NASA's Messenger probe* has sent back some nifty new photos from its first flyby of Mercury, showing unusual craters, evidence of volcanic activity, and oh yes a GIANT SPACE SPIDER!
Actually the spider is an odd rayed crater -- or so they claim -- and we'll undoubtedly get a better look on the next couple of flybys as Messenger chases after the irritatingly fast-moving planet. The probe will encounter Mercury again in October, once more in September of 2009, and finally enter orbit around the planet in March of 2011. Since Mercury is the closest planet to the Sun, it also has the highest orbital velocity. NASA couldn't afford the gigantic booster needed to make up the speed difference between Earth and Mercury in one go, so they've had to make use of gravitational assistance from Venus and Mercury itself.
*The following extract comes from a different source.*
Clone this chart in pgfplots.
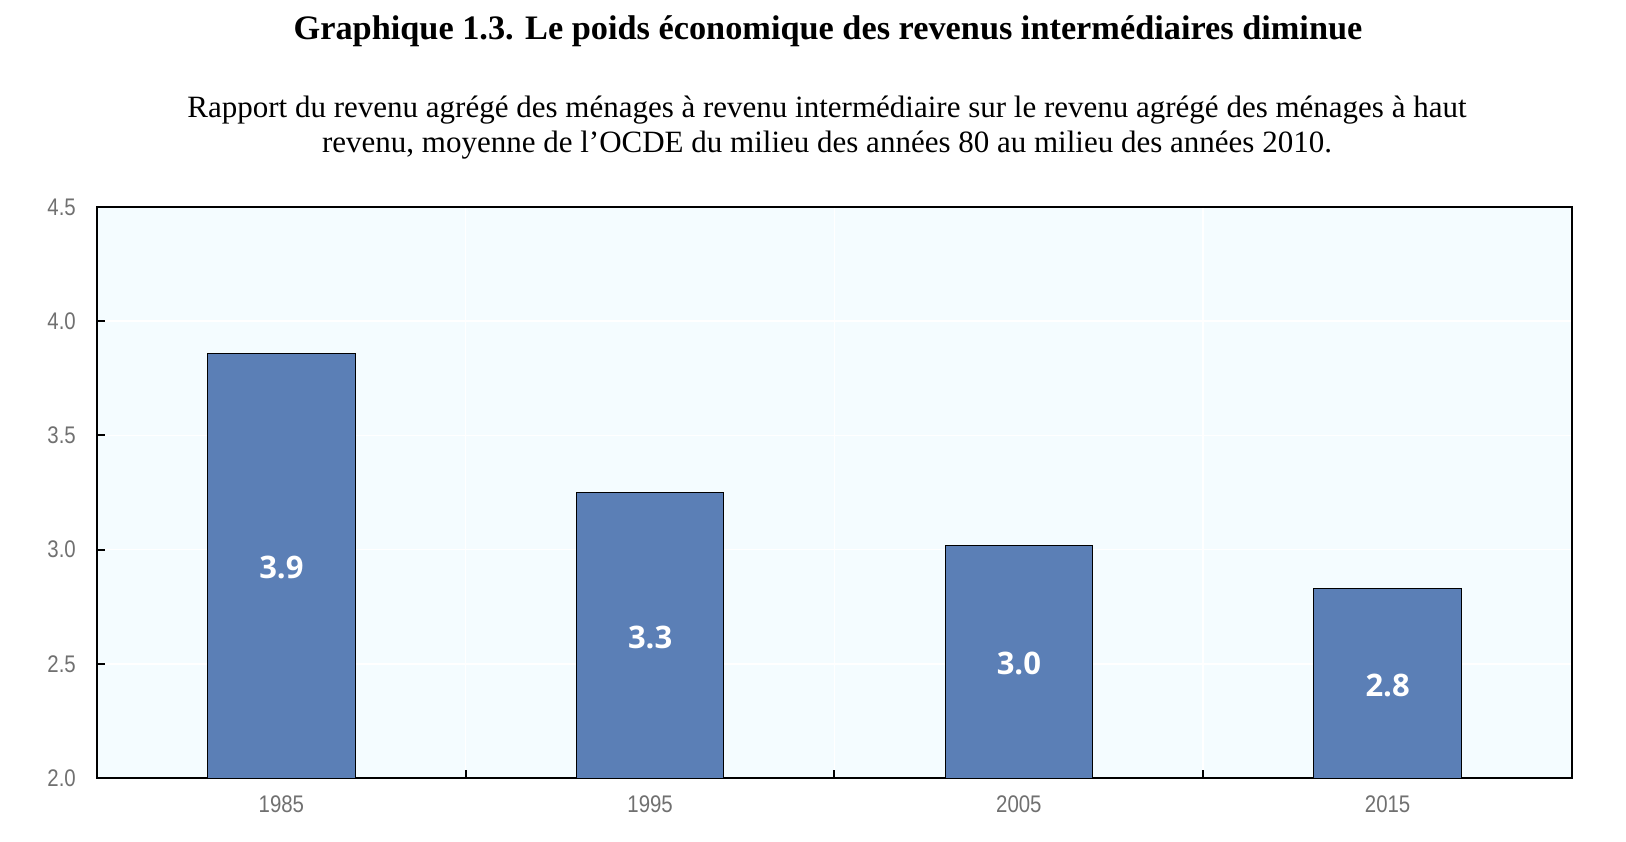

And Mercury's so deep in the Sun's gravity well that any sort of round-trip mission would be completely out of the question. Once you're there, you're there. Which is good, since otherwise we'd be overrun by giant spiders.
*The name is definitely a candidate for Most Tortured Acronym of the New Millennium (MTANM). It ostensibly stands for MErcury Surface, Space ENvironment, GEochemistry and Ranging, which is not only nonsensical but prolix. Why not call it HERALD (Human-Engineered Rocket-powered Automated Learning Device)? Or go whole hog and call it the MERCURY probe (MERCURY)?